Sobre Vicente Ferrer, el alma de una Fundación cuya labor ha hecho prosperar milagrosamente Anantapur, una de las zonas más pobres de la India, se han escrito minuciosos libros biográficos, se han realizado documentales y se acaba de estrenar, incluso, una serie de televisión que, por lo que se ha visto en el primer capítulo de este hueves pasado, reproduce con bastante fidelidad su vida y su obra (y con un Imanol Arias fantástico). Vicente Ferrer fue un visionario con los pies en el suelo que, empatizando con el sufrimiento y las necesidades de los débiles, se puso manos a la obra para llevarles esperanza, educación, alimentos y agua potable, servicios médicos y sanitarios, y, quizás sobre todo, una recuperación de ese orgullo y esa dignidad que cualquiera necesita para vivir. Y lo hizo sin pedir nada a cambio: ni una «conversión» religiosa (él fue jesuita durante mucho tiempo), ni un culto a la personalidad (algo muy «indio» que hubiera podido obtener de manera natural y que en varias ocasiones se le intentó imponer sin éxito) ni una rentabilidad económica o material de carácter individual. El fruto de esa tarea está a la vista y de él se benefician millones de personas.

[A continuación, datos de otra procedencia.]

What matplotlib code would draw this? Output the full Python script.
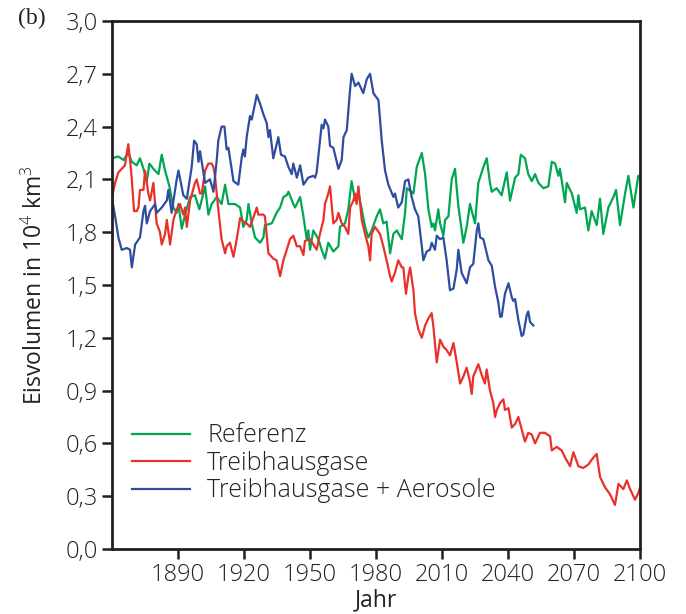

Además de esa serie de televisión, Manuel Rivas acaba de publicar un libro (Vicente Ferrer. Rumbo a las estrellas, con dificultades, RBA) donde, después de visitar Anantapur y de convivir durante un tiempo con sus habitantes y, también, con los responsables de esa serie, regresa con estadísticas, intuiciones, metáforas, denuncias, entusiasmos, reflexiones, historias, voces, rostros, preguntas y emociones. Con estos datos de partida, lo normal hubiera sido construir una hagiografía laica que hubiera convertido a Vicente Ferrer en una especie de santo social contemporáneo, un enfoque en el que han caído casi todos los libros y documentales a los que antes nos referíamos. Manuel Rivas, sin embargo, ha sido capaz de que su libro sobre Vicente Ferrer, más atento a la persona que al personaje, nos muestre a un hombre de carne y hueso en el trasfondo de un paisaje en relieve, es decir, a alguien vivo en un lugar también repleto de vida. Manuel Rivas apunta directo al espíritu de los lectores, a los que no se intenta convencer de la excelencia histórica de una figura como esta sino a los que se quiere llevar al centro mismo donde se produce el sentido de lo que hizo y de lo que fue. Vicente Ferrer, habla, en este libro, en voz alta el idioma de los desahuciados, de los intocables, de los expulsados del sistema, de los explotados, de los rotos. En capítulos cortos que no se cierran en sí mismos (es notable la espiral, que es la figura por antonomasia de la vida, que dibujan los textos, que se envuelven unos a otros, que se reflejan, que se interpelan una y otra vez) y de la mano, además de grandes de la poesía y del pensamiento (Edward Said, Pasolini, Tagore, Ginsberg€), de los que mejor le conocieron (su mujer, sus hijos, su colaboradores más cercanos), Manuel Rivas va explorando, respetuoso con las contradicciones y con los claroscuros, la existencia y el trabajo de Vicente Ferrer.

Vicente Ferrer dos veces: en una serie de televisión y en un libro. Dos oportunidades para descubrir, el que no lo haya hecho, un hombre que es, por encima de todo, el símbolo de la lucha inacabable que han de mantener viva los que no tienen nada o casi nada contra los que tienen demasiado a costa y contra los primeros.